Bone befriends Shannon Pearl, the despised albino daughter of managers of touring gospel singers. They have their hate to share. (Allison's description of the picnic in which Shannon goes to meet her Maker is a stroke of comic-horror genius, combining a barbecue with an auto de fe.) Bone dreams of escaping the sexual advances of her stepfather Daddy Glen, constructing elaborate fantasies of killing him while in the act and watching him as life ebbed away. But even when confronted with the self-guilt of rape, like many other victims of sexual abuse, she refuses to betray her attacker.
Bone dreams of a life in the woods, just as her mysterious Aunt Raylene has created. She reads voraciously everything she can get her hands on; her books from the public library lift her out of her horror. One of the most striking passages in the book occurs when Bone reads Gone with the Wind and realizes that she identifies not with Scarlett O'Hara, but with the Slatterys, the trash family who live near Tara.
Dorothy Allison writes with respect for her characters and the natural beauty of South Carolina. She loves these people. In interviews she has revealed that she is one of them. One of her publicity photos shows Allison pictured with a shotgun, one of the central images of Bone's fantasies of getting rid of Daddy Glen.

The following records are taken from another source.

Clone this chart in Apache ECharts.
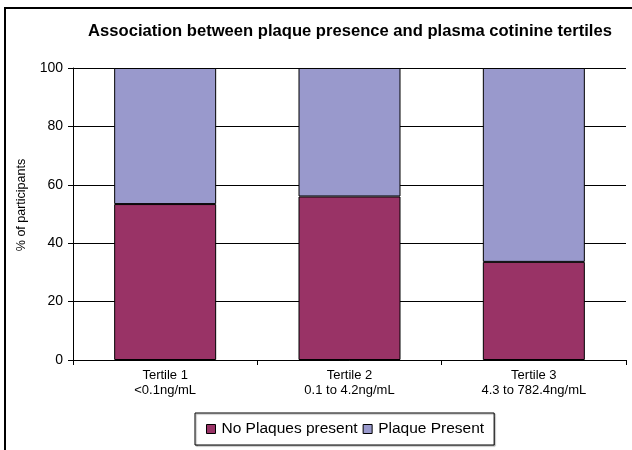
<!DOCTYPE html>
<html>
<head>
<meta charset="utf-8">
<script src="https://cdn.jsdelivr.net/npm/echarts@6/dist/echarts.min.js"></script>
<style>
html,body{margin:0;padding:0;background:#fff;}
#c{width:632px;height:450px;}
</style>
</head>
<body>
<div id="c"></div>
<script>
var categories = ['Tertile 1\n<0.1ng/mL', 'Tertile 2\n0.1 to 4.2ng/mL', 'Tertile 3\n4.3 to 782.4ng/mL'];
var noPlaques = [53.4, 56.0, 33.6];
var plaquePresent = [46.6, 44.0, 66.4];
var yTicks = [0, 20, 40, 60, 80, 100];

var chart = echarts.init(document.getElementById('c'));
var font = 'Arial, "Liberation Sans", Helvetica, sans-serif';
chart.setOption({
  animation: false,
  backgroundColor: '#fff',
  textStyle: {fontFamily: font, color: '#000'},
  title: {
    text: 'Association between plaque presence and plasma cotinine tertiles',
    left: 345, textAlign: 'center', top: 18,
    textStyle: {fontSize: 16.6, fontWeight: 'bold', color: '#000', fontFamily: font}
  },
  graphic: [{
    type: 'rect', shape: {x: 5, y: 8, width: 640, height: 460},
    style: {fill: 'none', stroke: '#000', lineWidth: 2}, silent: true, z: 100
  }],
  legend: {
    data: ['No Plaques present', 'Plaque Present'],
    left: 195, top: 413,
    itemWidth: 9, itemHeight: 9, itemGap: 5,
    padding: [8, 10, 8, 11],
    borderColor: '#000', borderWidth: 1,
    shadowColor: 'rgba(0,0,0,0.35)', shadowOffsetX: 1, shadowOffsetY: 1, shadowBlur: 1,
    backgroundColor: '#fff',
    icon: 'rect',
    itemStyle: {borderColor: '#000', borderWidth: 1},
    textStyle: {fontSize: 15.5, color: '#000', fontFamily: font, padding: [0, 0, 0, 1]}
  },
  grid: {left: 73, right: 6, top: 68, bottom: 90, containLabel: false},
  xAxis: {
    type: 'category', data: categories,
    axisLine: {lineStyle: {color: '#000', width: 1}},
    axisTick: {show: true, length: 5, lineStyle: {color: '#000'}},
    axisLabel: {fontSize: 13, color: '#000', lineHeight: 15, margin: 8, fontFamily: font},
    splitLine: {show: false}
  },
  yAxis: {
    type: 'value', min: 0, max: 100, interval: 20,
    name: '% of participants', nameLocation: 'middle', nameGap: 45, nameRotate: 90,
    nameTextStyle: {fontSize: 12.5, color: '#000', fontFamily: font, padding: [0, 0, 0, 18]},
    axisLine: {show: true, lineStyle: {color: '#000', width: 1}},
    axisTick: {show: true, length: 5, lineStyle: {color: '#000'}},
    axisLabel: {fontSize: 14, color: '#000', margin: 10, fontFamily: font,
      formatter: function (v) { return yTicks.indexOf(v) >= 0 ? String(v) : ''; }},
    splitLine: {show: true, lineStyle: {color: '#000', width: 1}}
  },
  series: [{
    name: 'No Plaques present', type: 'bar', stack: 'a', data: noPlaques,
    barWidth: 102,
    itemStyle: {color: '#993366', borderColor: '#000', borderWidth: 1}
  }, {
    name: 'Plaque Present', type: 'bar', stack: 'a', data: plaquePresent,
    barWidth: 102,
    itemStyle: {color: '#9999CC', borderColor: '#000', borderWidth: 1}
  }]
});
</script>
</body>
</html>
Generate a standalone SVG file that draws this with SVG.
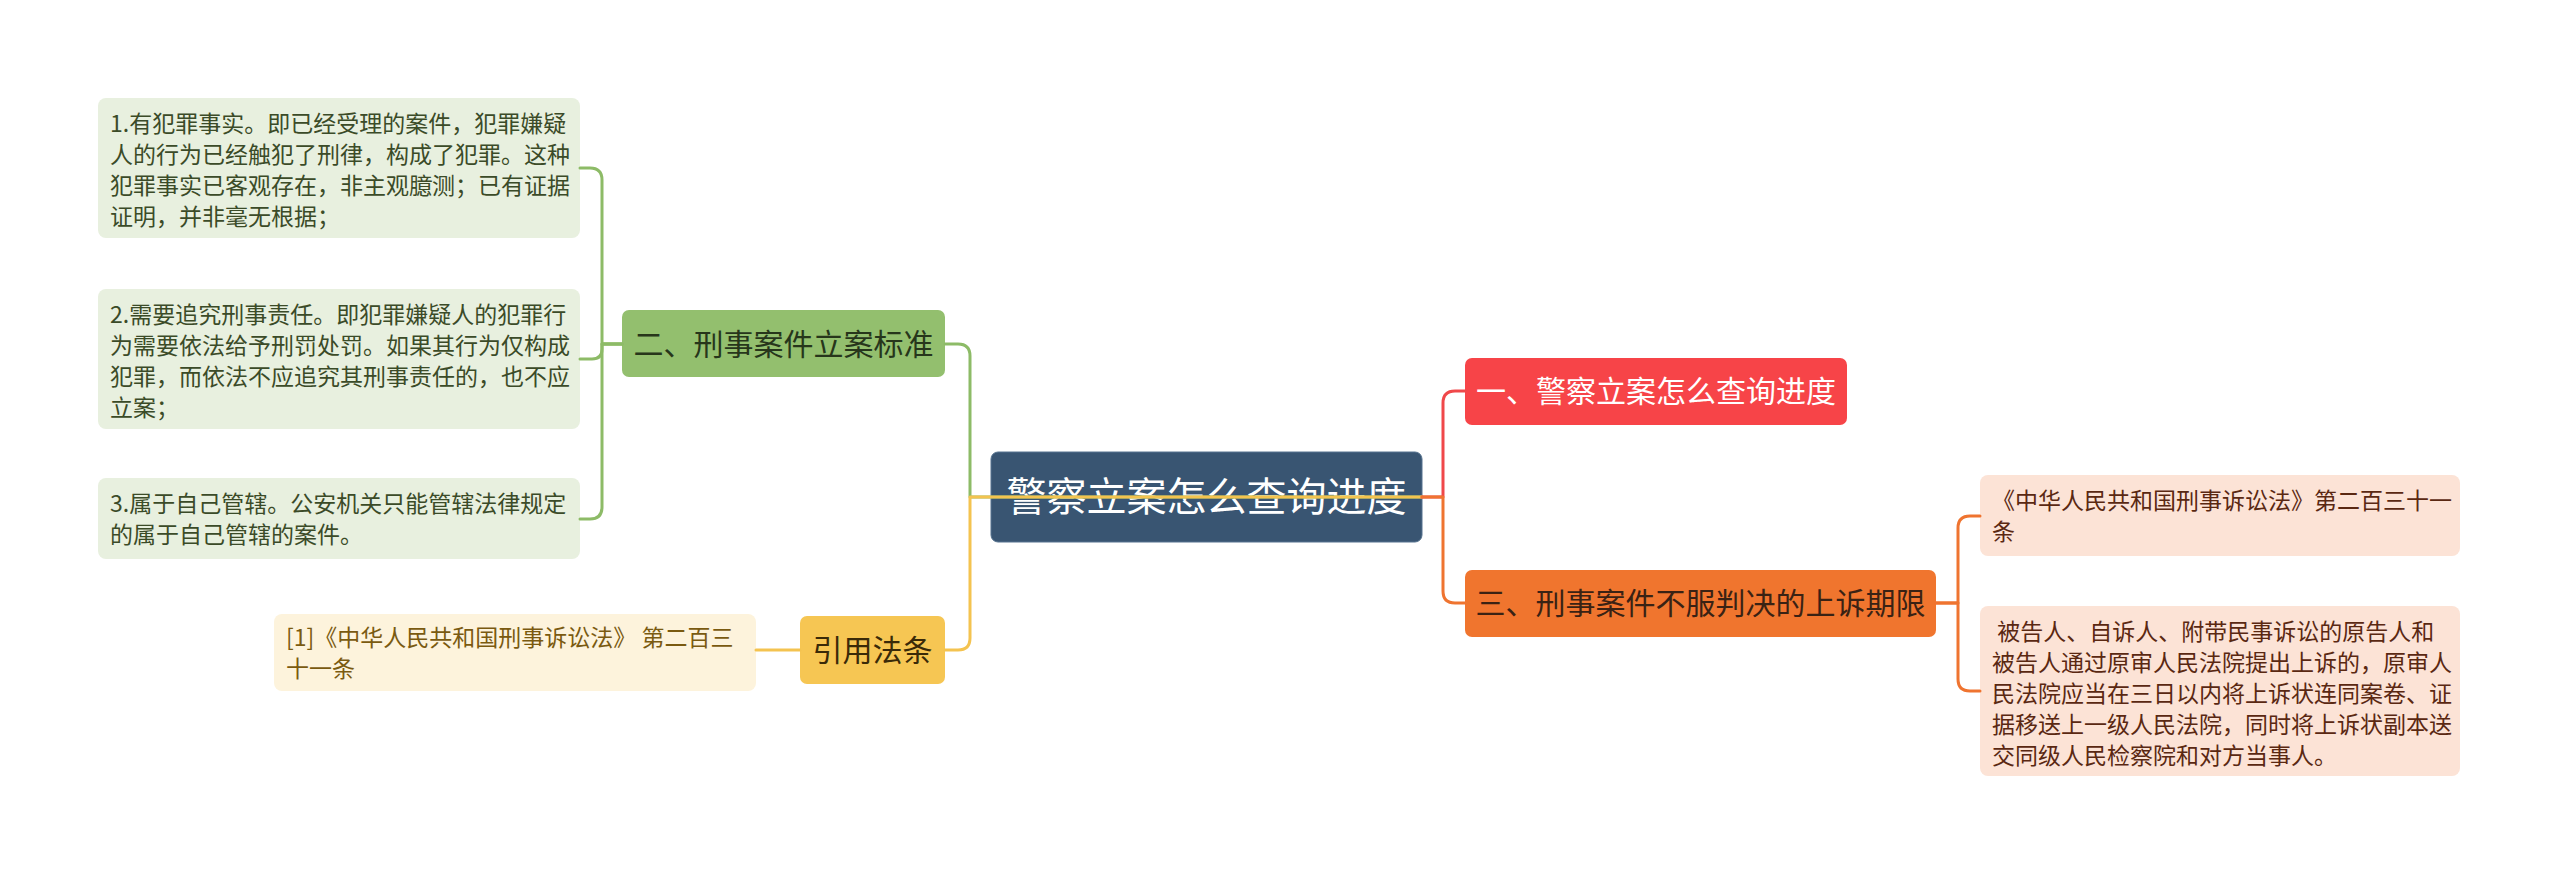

The easy lyricism of Allison's prose and the sensuality of her descriptions make this story compelling. She has captured the speech and spirit of poor southerners. Despite being beyond my realm of experience, Dorothy Allison convinces me that these people exist. This book must be counted as one of the major literary endeavors of our time, and I hope it is the first of many more from Dorothy Allison.